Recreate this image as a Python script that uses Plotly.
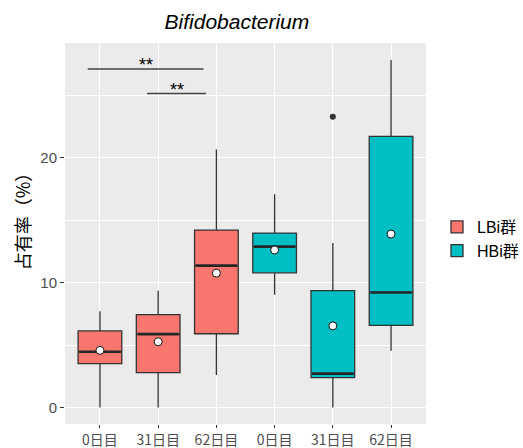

_ _ _

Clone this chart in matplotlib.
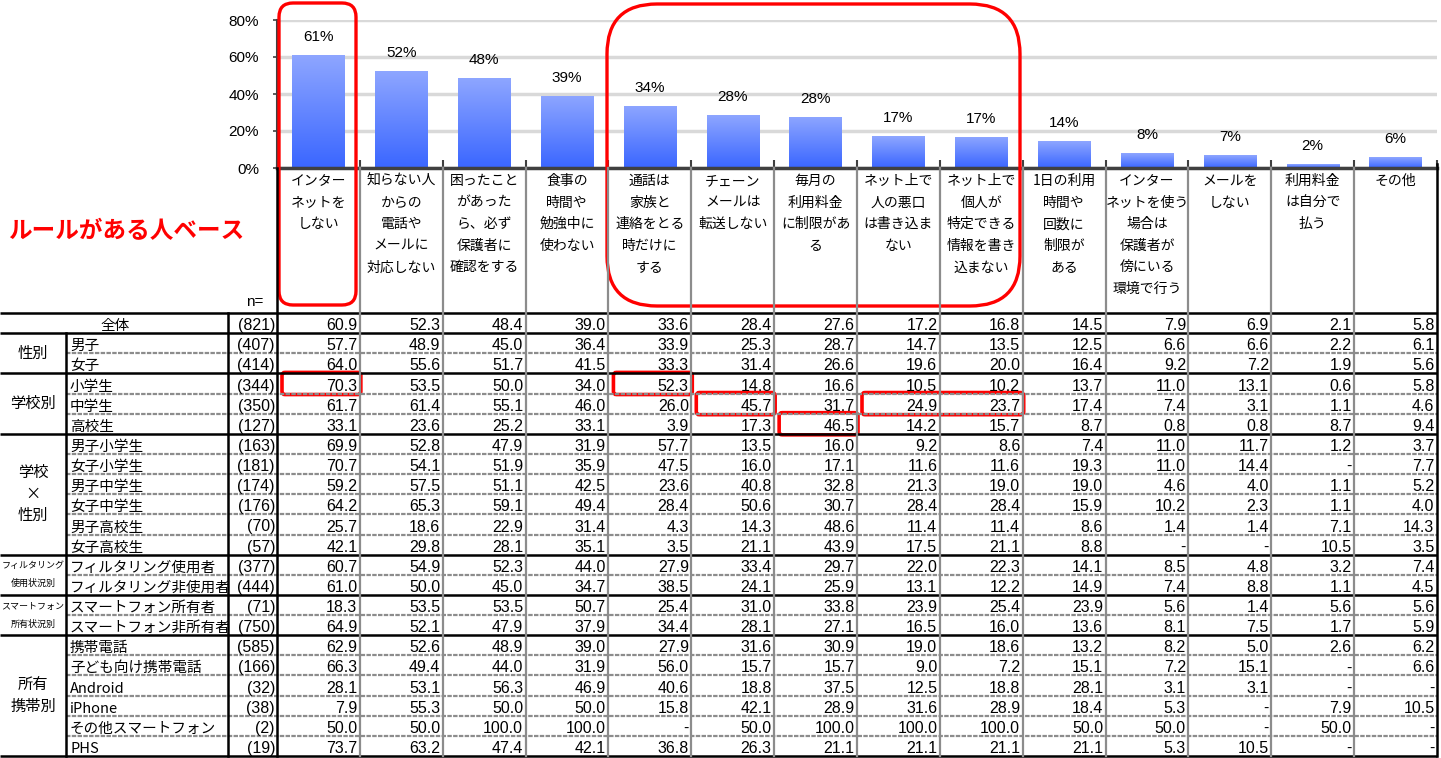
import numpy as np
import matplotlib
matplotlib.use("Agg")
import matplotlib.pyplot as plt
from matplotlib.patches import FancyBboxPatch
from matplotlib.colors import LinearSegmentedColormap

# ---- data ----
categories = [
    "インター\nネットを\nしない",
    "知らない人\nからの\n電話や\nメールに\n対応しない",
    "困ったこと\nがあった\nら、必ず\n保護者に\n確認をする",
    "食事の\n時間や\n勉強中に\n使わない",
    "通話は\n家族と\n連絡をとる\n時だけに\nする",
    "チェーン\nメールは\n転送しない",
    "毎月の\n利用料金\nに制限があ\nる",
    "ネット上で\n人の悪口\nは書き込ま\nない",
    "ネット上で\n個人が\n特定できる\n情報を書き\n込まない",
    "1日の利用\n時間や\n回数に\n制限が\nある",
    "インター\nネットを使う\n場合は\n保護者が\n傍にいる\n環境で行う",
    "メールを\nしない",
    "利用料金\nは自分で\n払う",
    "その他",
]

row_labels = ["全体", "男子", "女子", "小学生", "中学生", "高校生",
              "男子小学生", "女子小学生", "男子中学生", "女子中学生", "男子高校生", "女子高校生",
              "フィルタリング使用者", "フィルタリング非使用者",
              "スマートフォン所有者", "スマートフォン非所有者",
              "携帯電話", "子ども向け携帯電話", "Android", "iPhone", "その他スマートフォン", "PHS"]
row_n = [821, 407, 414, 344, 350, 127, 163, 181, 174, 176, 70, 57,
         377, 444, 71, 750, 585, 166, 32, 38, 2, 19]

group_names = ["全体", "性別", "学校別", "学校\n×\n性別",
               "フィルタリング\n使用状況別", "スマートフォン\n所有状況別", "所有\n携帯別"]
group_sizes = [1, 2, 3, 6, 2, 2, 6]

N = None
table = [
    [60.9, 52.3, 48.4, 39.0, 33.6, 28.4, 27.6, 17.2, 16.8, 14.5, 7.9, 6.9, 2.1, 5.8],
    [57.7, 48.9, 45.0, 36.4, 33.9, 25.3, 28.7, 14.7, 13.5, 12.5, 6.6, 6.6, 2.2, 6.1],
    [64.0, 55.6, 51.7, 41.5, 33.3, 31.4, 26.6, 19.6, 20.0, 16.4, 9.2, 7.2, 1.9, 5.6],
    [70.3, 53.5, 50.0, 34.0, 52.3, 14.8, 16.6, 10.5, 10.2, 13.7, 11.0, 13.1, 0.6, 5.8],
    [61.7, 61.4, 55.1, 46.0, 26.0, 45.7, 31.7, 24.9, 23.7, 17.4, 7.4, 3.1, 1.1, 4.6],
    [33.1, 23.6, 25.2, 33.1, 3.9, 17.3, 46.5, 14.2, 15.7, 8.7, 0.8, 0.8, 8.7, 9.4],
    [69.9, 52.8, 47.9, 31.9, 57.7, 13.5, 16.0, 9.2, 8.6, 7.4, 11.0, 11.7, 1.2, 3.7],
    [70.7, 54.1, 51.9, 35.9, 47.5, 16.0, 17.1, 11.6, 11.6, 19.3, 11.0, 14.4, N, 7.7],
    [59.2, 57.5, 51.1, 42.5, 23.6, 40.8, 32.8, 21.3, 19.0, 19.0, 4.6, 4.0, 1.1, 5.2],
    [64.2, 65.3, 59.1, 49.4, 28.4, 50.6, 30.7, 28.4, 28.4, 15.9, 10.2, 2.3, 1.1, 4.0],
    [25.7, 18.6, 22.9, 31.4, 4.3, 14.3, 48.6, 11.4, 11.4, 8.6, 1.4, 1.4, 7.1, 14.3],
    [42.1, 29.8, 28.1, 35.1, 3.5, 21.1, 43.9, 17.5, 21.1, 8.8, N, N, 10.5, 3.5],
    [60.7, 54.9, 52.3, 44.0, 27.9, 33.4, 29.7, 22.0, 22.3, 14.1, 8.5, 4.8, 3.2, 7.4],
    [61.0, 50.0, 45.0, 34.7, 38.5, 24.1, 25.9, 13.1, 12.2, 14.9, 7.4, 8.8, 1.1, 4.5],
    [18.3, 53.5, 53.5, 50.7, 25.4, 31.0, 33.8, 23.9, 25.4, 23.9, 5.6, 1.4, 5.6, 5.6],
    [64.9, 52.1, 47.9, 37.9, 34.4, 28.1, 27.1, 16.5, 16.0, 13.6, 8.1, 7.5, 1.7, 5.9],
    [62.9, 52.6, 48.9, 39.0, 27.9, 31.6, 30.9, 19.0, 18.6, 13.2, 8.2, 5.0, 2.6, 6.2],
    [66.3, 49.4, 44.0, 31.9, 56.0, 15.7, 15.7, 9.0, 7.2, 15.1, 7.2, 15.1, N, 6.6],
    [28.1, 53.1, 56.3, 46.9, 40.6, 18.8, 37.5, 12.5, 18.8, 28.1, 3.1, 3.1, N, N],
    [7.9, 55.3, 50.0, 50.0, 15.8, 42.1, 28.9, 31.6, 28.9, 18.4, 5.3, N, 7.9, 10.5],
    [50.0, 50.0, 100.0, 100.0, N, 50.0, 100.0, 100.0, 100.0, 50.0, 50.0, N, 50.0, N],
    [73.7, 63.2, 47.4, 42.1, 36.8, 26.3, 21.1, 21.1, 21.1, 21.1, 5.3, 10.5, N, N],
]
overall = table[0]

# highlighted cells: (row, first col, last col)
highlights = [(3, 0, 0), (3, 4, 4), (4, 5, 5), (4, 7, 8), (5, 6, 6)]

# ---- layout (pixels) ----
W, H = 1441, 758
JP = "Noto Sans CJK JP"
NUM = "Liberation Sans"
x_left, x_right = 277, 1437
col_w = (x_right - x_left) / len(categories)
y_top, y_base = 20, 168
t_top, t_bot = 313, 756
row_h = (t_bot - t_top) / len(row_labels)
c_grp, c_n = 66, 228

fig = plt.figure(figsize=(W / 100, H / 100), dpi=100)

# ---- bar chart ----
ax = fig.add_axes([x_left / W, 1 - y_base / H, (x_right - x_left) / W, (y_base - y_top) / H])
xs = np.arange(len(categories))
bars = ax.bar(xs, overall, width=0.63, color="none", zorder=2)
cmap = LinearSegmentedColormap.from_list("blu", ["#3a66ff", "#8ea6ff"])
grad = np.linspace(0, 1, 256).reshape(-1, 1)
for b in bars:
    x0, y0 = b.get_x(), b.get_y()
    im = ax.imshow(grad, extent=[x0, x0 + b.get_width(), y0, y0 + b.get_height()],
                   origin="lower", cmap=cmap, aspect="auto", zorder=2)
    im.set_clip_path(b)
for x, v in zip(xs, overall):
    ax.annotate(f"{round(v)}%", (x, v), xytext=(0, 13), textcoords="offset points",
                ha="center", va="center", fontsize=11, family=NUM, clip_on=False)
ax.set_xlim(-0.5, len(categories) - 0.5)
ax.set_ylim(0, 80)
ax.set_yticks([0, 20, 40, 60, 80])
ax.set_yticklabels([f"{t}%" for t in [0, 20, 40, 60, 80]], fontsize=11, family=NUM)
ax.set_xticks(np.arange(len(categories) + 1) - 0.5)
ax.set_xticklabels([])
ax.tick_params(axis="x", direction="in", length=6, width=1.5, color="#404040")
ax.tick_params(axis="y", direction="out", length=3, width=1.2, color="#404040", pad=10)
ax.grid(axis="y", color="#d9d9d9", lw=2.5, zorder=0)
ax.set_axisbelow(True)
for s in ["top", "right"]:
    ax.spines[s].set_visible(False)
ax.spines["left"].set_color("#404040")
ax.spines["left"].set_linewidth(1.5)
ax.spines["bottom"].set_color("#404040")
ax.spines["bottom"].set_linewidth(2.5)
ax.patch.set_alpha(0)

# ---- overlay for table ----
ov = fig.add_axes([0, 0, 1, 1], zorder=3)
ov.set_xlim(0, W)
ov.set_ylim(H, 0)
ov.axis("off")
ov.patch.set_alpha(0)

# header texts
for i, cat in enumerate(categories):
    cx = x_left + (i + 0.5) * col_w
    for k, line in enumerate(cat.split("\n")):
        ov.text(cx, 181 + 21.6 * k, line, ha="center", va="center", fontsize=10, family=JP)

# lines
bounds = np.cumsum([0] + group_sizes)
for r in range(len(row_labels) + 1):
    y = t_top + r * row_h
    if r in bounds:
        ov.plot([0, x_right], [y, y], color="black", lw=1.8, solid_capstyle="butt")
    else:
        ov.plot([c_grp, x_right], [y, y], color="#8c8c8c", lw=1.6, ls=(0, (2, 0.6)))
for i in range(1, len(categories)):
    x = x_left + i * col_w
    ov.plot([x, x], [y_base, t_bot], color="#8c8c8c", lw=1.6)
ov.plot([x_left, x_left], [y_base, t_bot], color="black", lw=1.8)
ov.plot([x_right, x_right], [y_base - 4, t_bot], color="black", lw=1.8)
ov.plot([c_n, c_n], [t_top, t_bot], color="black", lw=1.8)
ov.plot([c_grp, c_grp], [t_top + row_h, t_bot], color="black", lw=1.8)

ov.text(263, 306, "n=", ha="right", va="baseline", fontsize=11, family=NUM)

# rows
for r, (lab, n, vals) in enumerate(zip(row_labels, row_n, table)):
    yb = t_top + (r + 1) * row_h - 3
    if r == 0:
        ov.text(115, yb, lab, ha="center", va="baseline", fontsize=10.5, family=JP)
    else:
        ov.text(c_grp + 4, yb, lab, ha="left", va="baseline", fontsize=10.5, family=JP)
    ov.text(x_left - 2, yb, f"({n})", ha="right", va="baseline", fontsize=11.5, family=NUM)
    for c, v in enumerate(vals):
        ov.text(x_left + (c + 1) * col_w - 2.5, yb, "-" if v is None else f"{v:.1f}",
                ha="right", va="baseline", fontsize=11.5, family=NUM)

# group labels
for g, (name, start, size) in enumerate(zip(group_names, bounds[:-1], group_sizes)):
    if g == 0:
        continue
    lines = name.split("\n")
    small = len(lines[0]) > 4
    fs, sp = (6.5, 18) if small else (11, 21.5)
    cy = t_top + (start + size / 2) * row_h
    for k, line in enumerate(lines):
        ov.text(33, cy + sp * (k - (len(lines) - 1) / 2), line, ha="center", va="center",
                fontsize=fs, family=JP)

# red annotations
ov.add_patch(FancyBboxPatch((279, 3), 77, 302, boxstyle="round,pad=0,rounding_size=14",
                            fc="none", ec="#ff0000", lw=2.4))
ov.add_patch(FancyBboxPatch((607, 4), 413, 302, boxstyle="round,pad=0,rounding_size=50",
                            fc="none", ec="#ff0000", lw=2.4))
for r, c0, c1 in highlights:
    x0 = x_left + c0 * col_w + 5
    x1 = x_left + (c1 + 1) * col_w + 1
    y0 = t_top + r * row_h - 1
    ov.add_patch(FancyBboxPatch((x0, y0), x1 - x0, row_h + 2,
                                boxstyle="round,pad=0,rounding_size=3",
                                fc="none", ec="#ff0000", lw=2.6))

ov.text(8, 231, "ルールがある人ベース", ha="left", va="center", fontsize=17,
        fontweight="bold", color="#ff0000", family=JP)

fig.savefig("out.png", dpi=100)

_ _ _

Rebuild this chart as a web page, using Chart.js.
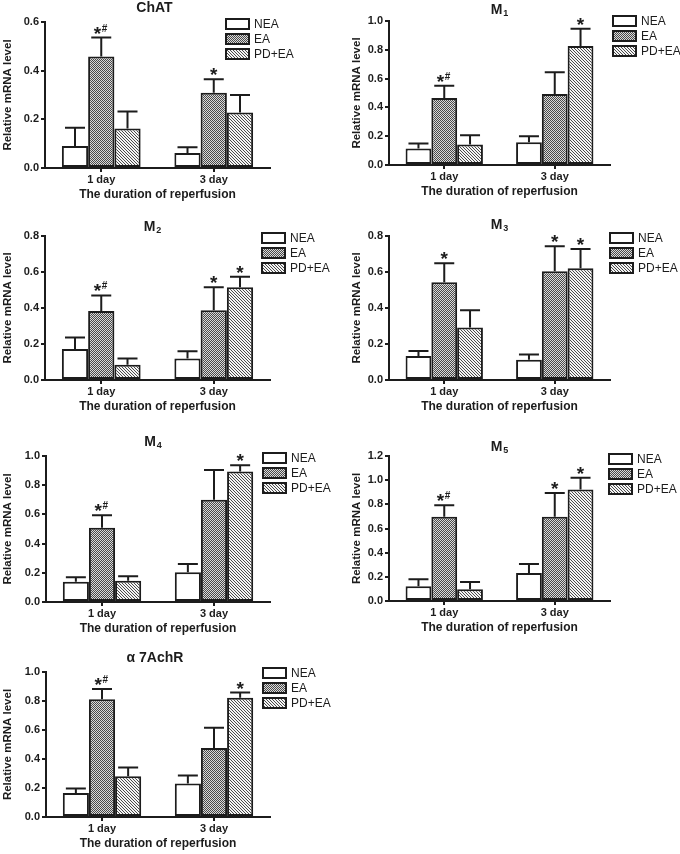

_ _ _

▶ _TASK DIRECTIONS_:
Extract the stretch of lines that begins at the line with "Clone this chart in matplotlib." and ends at the line with "group_sizes = [1, 2, 3, 6, 2, 2, 6]", inclusive. Omit every picture.

▶ _FINISHED ANSWER_:
Clone this chart in matplotlib.
import numpy as np
import matplotlib
matplotlib.use("Agg")
import matplotlib.pyplot as plt
from matplotlib.patches import FancyBboxPatch
from matplotlib.colors import LinearSegmentedColormap

# ---- data ----
categories = [
    "インター\nネットを\nしない",
    "知らない人\nからの\n電話や\nメールに\n対応しない",
    "困ったこと\nがあった\nら、必ず\n保護者に\n確認をする",
    "食事の\n時間や\n勉強中に\n使わない",
    "通話は\n家族と\n連絡をとる\n時だけに\nする",
    "チェーン\nメールは\n転送しない",
    "毎月の\n利用料金\nに制限があ\nる",
    "ネット上で\n人の悪口\nは書き込ま\nない",
    "ネット上で\n個人が\n特定できる\n情報を書き\n込まない",
    "1日の利用\n時間や\n回数に\n制限が\nある",
    "インター\nネットを使う\n場合は\n保護者が\n傍にいる\n環境で行う",
    "メールを\nしない",
    "利用料金\nは自分で\n払う",
    "その他",
]

row_labels = ["全体", "男子", "女子", "小学生", "中学生", "高校生",
              "男子小学生", "女子小学生", "男子中学生", "女子中学生", "男子高校生", "女子高校生",
              "フィルタリング使用者", "フィルタリング非使用者",
              "スマートフォン所有者", "スマートフォン非所有者",
              "携帯電話", "子ども向け携帯電話", "Android", "iPhone", "その他スマートフォン", "PHS"]
row_n = [821, 407, 414, 344, 350, 127, 163, 181, 174, 176, 70, 57,
         377, 444, 71, 750, 585, 166, 32, 38, 2, 19]

group_names = ["全体", "性別", "学校別", "学校\n×\n性別",
               "フィルタリング\n使用状況別", "スマートフォン\n所有状況別", "所有\n携帯別"]
group_sizes = [1, 2, 3, 6, 2, 2, 6]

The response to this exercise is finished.